_Exercise input_
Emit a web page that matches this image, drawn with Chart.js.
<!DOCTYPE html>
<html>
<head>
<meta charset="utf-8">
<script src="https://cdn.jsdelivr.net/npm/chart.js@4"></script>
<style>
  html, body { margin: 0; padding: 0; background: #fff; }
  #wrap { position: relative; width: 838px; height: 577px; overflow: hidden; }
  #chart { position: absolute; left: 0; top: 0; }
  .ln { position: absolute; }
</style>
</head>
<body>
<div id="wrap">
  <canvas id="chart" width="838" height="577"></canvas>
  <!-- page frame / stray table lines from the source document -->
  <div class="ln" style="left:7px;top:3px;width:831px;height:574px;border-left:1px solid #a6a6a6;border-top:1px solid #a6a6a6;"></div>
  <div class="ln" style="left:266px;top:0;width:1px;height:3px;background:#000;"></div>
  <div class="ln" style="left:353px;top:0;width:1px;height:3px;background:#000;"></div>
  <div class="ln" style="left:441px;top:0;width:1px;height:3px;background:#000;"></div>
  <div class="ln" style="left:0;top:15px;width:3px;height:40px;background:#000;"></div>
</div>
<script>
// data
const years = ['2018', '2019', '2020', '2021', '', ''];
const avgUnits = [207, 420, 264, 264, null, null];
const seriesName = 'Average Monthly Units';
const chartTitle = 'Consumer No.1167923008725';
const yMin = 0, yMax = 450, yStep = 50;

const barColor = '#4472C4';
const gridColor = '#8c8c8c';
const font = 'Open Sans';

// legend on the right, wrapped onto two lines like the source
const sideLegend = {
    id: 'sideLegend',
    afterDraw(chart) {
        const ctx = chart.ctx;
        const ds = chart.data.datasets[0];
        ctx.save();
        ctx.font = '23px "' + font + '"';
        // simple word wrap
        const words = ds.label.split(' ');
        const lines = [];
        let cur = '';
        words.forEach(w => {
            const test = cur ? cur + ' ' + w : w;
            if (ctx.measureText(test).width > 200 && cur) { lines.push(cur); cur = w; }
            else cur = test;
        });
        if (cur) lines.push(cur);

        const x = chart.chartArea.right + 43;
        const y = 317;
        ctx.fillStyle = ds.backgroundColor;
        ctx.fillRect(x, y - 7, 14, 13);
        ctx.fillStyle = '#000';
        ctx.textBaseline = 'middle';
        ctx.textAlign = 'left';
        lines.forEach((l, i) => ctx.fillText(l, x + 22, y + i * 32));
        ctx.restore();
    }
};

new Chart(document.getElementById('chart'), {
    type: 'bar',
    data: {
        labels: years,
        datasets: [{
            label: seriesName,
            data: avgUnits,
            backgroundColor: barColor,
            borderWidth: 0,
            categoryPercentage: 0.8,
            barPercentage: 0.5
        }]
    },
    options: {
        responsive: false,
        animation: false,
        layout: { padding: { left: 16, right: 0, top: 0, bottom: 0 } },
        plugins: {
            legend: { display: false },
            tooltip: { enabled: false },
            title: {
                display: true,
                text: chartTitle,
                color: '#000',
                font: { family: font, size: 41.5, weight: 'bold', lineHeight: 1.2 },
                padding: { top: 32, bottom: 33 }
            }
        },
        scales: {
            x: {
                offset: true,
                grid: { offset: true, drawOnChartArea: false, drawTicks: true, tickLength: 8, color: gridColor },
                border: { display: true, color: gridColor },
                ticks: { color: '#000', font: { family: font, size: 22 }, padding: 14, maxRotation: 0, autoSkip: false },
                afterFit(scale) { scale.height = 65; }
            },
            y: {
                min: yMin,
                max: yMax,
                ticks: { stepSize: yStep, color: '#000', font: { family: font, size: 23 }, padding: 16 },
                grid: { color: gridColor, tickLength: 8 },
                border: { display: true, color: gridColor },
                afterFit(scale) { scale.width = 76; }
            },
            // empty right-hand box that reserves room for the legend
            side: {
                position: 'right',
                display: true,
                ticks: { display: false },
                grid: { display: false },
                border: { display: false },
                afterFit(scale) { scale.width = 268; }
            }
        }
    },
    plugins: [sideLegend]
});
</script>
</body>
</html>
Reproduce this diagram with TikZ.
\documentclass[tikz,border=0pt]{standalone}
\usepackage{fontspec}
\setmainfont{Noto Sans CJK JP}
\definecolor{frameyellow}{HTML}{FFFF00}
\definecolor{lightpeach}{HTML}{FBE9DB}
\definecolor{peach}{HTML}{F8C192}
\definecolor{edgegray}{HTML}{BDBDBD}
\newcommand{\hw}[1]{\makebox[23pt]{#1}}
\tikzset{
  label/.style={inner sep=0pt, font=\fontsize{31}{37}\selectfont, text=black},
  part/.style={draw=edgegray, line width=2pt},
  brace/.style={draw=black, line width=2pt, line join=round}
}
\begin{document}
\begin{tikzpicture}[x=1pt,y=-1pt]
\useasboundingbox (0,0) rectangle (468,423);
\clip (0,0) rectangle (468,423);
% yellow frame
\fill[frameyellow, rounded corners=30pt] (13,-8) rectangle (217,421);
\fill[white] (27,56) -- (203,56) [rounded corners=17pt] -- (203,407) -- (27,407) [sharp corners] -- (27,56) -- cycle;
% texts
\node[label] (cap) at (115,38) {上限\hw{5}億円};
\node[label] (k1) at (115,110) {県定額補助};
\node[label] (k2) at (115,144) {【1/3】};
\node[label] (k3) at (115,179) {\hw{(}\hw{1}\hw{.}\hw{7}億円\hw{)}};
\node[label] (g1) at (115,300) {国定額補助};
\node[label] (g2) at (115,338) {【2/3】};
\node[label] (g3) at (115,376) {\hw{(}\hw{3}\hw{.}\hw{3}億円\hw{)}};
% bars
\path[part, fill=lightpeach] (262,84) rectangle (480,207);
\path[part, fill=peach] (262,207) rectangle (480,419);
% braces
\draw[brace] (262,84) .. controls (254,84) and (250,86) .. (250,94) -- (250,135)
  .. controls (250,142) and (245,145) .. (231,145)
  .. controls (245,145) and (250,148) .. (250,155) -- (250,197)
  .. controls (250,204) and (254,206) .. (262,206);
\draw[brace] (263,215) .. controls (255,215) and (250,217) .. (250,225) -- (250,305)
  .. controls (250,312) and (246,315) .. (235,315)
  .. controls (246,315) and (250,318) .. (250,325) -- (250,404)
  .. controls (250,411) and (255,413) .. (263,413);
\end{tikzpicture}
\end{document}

--

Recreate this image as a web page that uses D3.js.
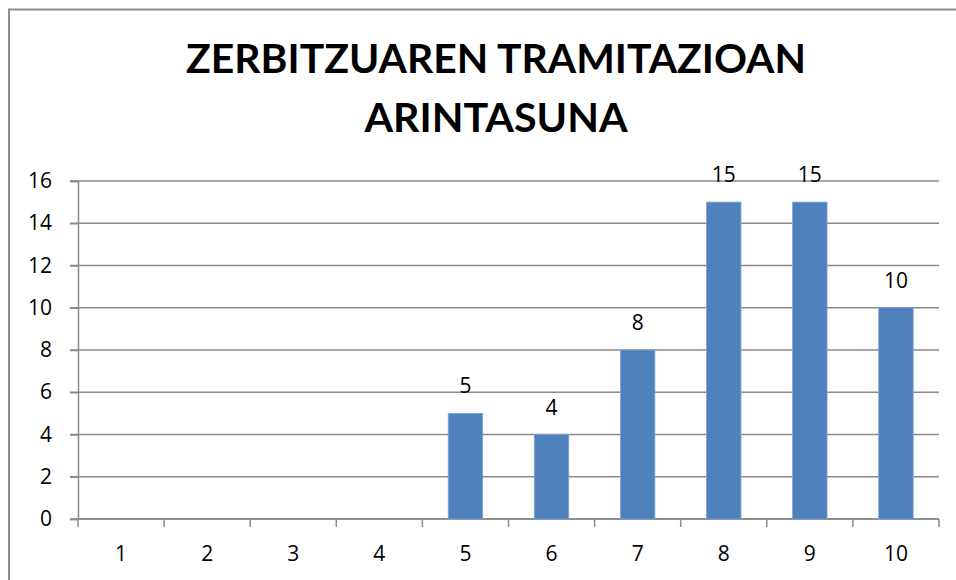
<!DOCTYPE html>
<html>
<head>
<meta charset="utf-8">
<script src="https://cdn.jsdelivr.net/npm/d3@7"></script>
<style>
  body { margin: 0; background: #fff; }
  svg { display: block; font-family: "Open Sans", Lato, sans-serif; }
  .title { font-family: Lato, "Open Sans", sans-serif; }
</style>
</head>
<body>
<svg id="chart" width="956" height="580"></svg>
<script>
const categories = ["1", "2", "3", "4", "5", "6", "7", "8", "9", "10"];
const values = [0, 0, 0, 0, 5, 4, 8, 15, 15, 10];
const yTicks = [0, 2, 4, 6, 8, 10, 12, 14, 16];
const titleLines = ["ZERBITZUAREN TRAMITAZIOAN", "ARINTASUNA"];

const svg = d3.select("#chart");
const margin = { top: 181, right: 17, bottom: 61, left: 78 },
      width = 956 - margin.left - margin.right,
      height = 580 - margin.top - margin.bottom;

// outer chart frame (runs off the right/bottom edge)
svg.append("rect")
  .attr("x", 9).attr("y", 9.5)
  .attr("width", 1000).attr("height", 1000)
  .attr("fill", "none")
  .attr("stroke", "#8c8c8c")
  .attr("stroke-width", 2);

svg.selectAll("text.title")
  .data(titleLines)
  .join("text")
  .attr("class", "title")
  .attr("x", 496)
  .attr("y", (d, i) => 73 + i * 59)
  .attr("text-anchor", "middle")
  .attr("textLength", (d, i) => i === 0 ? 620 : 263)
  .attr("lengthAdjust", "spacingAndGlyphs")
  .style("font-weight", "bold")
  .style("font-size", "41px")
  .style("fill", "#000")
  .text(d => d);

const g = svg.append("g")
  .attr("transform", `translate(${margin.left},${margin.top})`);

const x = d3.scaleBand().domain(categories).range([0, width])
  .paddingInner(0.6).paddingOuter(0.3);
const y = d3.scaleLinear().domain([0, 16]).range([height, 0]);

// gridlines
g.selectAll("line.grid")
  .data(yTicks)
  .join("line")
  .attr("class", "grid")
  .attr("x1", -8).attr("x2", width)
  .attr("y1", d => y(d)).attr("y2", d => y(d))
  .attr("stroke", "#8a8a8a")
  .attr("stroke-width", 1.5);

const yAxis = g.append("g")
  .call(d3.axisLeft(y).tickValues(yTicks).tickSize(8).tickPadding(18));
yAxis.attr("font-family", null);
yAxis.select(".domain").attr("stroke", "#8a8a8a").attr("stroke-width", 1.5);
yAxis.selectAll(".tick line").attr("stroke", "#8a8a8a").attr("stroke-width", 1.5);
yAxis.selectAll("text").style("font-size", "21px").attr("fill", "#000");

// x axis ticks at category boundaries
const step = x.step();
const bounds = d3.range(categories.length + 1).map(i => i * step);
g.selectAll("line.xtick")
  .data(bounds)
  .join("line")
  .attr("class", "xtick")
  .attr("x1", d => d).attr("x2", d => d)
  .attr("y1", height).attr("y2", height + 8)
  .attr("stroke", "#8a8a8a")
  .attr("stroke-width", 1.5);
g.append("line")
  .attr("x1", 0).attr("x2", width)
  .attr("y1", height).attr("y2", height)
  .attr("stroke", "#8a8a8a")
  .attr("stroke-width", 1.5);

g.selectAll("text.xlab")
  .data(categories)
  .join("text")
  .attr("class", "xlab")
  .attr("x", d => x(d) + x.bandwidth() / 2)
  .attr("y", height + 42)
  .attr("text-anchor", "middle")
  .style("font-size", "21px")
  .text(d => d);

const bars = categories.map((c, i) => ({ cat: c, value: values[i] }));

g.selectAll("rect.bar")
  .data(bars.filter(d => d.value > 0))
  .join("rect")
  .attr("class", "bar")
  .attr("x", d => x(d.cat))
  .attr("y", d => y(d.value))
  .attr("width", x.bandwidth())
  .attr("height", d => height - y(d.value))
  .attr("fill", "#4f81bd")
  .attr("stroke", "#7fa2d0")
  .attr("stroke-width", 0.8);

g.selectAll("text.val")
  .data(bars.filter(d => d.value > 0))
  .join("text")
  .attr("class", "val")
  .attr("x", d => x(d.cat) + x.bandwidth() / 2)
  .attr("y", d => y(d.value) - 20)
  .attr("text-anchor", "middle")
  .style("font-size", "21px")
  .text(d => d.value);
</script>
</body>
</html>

--

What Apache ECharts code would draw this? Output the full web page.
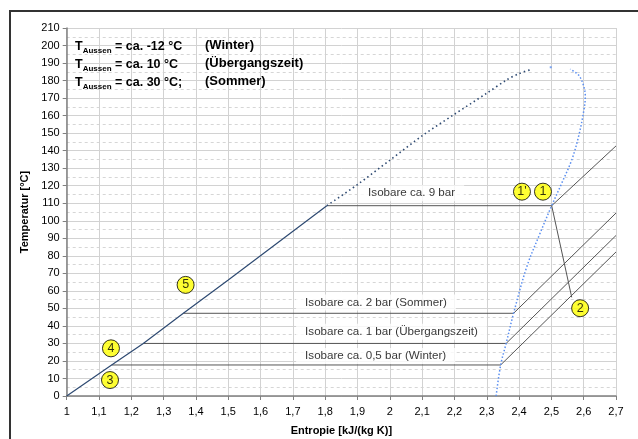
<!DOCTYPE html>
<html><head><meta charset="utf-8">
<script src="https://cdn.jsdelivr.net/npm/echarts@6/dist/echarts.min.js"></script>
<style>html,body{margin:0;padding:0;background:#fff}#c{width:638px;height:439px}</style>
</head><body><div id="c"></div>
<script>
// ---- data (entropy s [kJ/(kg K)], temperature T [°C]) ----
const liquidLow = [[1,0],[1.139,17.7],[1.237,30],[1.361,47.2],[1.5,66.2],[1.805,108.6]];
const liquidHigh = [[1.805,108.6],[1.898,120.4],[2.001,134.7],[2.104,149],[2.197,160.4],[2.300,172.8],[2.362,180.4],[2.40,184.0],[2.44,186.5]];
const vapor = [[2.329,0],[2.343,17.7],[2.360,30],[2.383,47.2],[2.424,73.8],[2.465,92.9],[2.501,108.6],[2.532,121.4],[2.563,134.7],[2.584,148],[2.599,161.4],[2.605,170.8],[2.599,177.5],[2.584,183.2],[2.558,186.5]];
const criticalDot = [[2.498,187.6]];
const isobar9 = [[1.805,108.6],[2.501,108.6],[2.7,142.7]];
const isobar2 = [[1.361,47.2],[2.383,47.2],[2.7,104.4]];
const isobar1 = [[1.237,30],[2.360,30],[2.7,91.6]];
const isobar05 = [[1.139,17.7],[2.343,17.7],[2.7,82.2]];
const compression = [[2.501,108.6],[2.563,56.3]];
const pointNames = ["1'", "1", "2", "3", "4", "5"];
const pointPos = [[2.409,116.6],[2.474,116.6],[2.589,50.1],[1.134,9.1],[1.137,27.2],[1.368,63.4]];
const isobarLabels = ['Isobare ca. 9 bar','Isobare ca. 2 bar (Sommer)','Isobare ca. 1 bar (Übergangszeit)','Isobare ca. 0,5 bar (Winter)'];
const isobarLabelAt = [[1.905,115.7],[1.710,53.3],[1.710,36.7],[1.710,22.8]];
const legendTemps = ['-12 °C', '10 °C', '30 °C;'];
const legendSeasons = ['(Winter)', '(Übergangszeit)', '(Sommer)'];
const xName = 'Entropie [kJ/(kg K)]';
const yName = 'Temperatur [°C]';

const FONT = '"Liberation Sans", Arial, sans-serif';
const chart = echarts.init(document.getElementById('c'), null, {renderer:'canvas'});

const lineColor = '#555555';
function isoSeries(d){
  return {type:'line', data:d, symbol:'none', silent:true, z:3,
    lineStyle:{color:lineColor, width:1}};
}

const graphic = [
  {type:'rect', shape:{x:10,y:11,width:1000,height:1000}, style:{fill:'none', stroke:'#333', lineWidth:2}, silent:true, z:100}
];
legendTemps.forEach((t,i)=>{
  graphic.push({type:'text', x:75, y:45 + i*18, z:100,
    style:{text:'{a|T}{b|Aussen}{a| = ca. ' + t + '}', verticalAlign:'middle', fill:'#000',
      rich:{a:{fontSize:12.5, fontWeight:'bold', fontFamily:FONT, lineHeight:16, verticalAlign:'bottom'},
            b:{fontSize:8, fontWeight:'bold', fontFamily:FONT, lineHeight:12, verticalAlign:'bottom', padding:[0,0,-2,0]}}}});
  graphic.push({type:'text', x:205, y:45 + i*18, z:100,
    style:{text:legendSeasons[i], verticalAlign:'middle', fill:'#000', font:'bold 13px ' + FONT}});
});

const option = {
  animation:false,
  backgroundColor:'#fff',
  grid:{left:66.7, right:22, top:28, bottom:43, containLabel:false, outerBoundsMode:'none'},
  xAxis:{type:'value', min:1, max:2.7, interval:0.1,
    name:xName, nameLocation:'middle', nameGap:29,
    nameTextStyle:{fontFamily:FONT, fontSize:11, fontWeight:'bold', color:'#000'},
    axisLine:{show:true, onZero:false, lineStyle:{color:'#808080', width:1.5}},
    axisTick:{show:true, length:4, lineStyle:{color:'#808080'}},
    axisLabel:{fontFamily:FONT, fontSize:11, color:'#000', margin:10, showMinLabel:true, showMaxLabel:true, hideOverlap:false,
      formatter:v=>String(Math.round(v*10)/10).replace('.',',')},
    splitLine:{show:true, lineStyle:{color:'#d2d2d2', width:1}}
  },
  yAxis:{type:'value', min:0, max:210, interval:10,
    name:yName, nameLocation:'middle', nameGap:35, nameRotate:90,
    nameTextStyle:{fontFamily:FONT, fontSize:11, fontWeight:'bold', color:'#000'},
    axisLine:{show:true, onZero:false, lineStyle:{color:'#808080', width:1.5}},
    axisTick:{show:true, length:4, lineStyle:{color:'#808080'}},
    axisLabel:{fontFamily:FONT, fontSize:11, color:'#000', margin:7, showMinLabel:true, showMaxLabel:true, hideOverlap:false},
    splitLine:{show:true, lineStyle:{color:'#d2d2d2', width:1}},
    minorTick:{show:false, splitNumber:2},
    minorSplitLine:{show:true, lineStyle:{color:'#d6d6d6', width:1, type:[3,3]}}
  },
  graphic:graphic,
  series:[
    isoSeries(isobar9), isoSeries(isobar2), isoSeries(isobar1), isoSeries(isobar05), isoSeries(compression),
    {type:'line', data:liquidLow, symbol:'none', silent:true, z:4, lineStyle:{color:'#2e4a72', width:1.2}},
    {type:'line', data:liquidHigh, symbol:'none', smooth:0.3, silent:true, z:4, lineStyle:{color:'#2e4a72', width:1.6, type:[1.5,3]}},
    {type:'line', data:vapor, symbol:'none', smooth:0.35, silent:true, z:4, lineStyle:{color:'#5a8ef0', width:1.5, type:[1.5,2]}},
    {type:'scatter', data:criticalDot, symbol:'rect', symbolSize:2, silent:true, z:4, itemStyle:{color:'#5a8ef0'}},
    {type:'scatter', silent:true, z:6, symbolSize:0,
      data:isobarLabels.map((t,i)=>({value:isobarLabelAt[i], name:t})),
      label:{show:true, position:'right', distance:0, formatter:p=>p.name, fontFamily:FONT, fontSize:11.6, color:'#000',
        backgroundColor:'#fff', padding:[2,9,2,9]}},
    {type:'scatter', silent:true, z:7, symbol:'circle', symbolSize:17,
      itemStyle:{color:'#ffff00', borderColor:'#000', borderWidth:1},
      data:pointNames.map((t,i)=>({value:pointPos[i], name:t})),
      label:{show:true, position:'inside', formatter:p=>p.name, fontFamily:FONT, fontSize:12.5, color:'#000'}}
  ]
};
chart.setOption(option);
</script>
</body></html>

_What this task involves_
Using the entries above, repeat exactly the lines from the one with "Recreate this image" to the one with "height = 580", both included, and leave the pictures behind.

_Result of the task_
Recreate this image as a web page that uses D3.js.
<!DOCTYPE html>
<html>
<head>
<meta charset="utf-8">
<script src="https://cdn.jsdelivr.net/npm/d3@7"></script>
<style>
  body { margin: 0; background: #fff; }
  svg { display: block; font-family: "Open Sans", Lato, sans-serif; }
  .title { font-family: Lato, "Open Sans", sans-serif; }
</style>
</head>
<body>
<svg id="chart" width="956" height="580"></svg>
<script>
const categories = ["1", "2", "3", "4", "5", "6", "7", "8", "9", "10"];
const values = [0, 0, 0, 0, 5, 4, 8, 15, 15, 10];
const yTicks = [0, 2, 4, 6, 8, 10, 12, 14, 16];
const titleLines = ["ZERBITZUAREN TRAMITAZIOAN", "ARINTASUNA"];

const svg = d3.select("#chart");
const margin = { top: 181, right: 17, bottom: 61, left: 78 },
      width = 956 - margin.left - margin.right,
      height = 580 - margin.top - margin.bottom;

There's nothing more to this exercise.